Schema information can also be used for documentation of records with
L<PICA::Writer::XML>.
=head1 METHODS
=head2 check( $record [, %options ] )
Check whether a given L<PICA::Data> record confirms to the schema and return a
list of L<PICA::Error>. Possible options include:
=over
=item ignore_unknown_fields
Don't report fields not included in the schema.
=item ignore_unknown_subfields
Don't report subfields not included in the schema.
=item ignore_unknown
Don't report fields and subfields not included in the schema.
=item allow_deprecated_fields
Don't report deprecated fields.
=item allow_deprecated_subfields
Don't report deprecated subfields.
=item allow_deprecated_codes
Don't report deprecated codes.
=item allow_deprecated
Don't report deprecated fields, subfields, and codes.
=item allow_empty_subfields
Don't report subfields with empty string values.
=item ignore_subfield_order
Don't report errors resulting on wrong subfield order.
=item ignore_subfields
Don't check subfields at all.
=item check_annotation
Require or forbid annotated fields if set to true or false.
Otherwise just check whether given annotation is a valid character.
=back
=head2 check_field( $field [, %options ] )
Check whether a PICA field confirms to the schema. Use same options as method
C<check>. Returns a L<PICA::Error> on schema violation.
=head2 abbreviated
Return an abbreviated data structure of the schema without inferable and
calculated fields such as C<tag>, C<occurrence>, C<code>, C<total> and
C<records>.
=head1 FUNCTIONS
=head2 clean_pica( $record[, %options] )
Syntactically check a PICA record and return it as array of arrays on success.
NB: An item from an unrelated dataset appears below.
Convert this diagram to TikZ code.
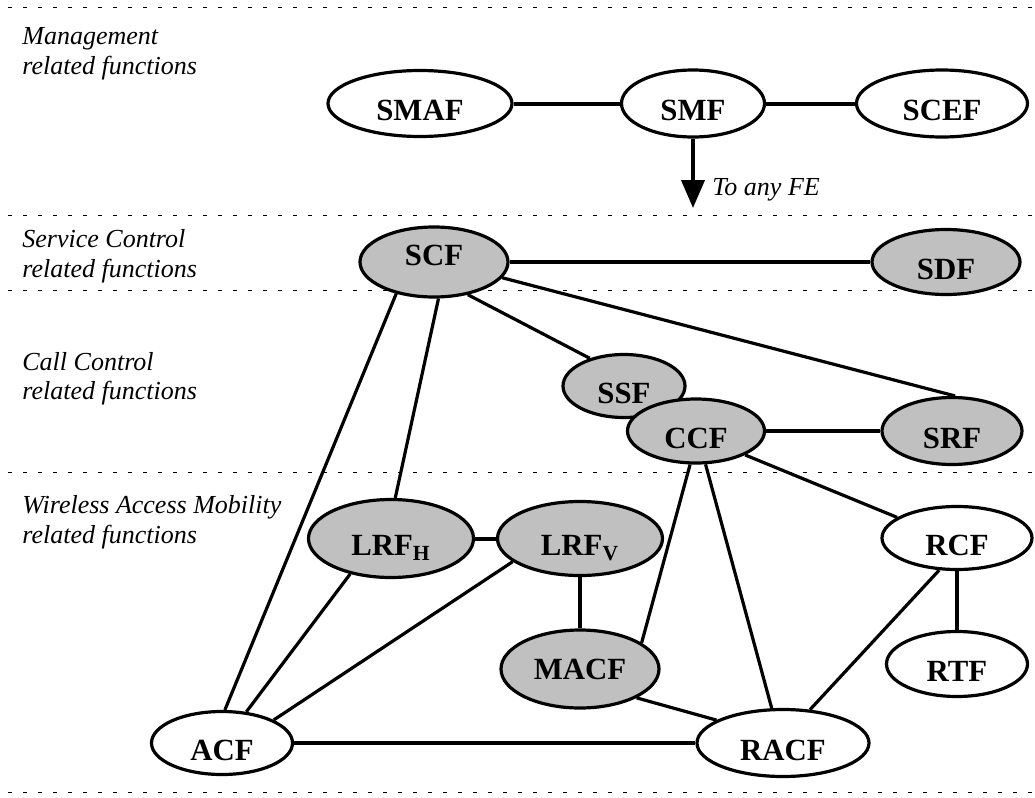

Syntactic check is performed on schema validation before checking the record
against a schema and before writing a record.
Options include:
=over
=item error
Error handler, prints instances of L<PICA::Error> to STDERR by default. Use
C<undef> to ignore all errors.
=item ignore_empty_records
Don't emit an error if the record has no fields.
=item ignore_subfields
Don't check subfields.
=back
=head2 field_identifier( [$schema, ] $field )
Return the field identifier of a given PICA field. The identifier consists of
field tag and optional occurrence. If this function is used as method of a
schema, the field_identifier may contain an occurrence ranges instead of the
plain occurrence.
=head2 check_value( $value, $schedule [, %options ] )
Check a subfield value against a subfield schedule. On malformed values returns
a L<subfield error|PICA::Error/SUBFIELD ERRORS> without C<message> key.
=head2 check_pattern( $value, $pattern )
Check a value against a pattern and return an error on failure.
=head2 parse_subfield_schedule( $string )
Parse a stringified L<subfield schedule|https://format.gbv.de/schema/avram/specification#subfield-schedule>.
The string must contain of ordered subfield codes, each optionally followed by C<?>, C<+>, or C<*> to indicate
repeatability and whether the subfield is required.
=head1 LIMITATIONS
Fields types and deprecated (sub)fields in Avram Schemas are not fully supported yet.
=head1 SEE ALSO
L<PICA::Path>
L<MARC::Schema>
L<MARC::Lint>
=cut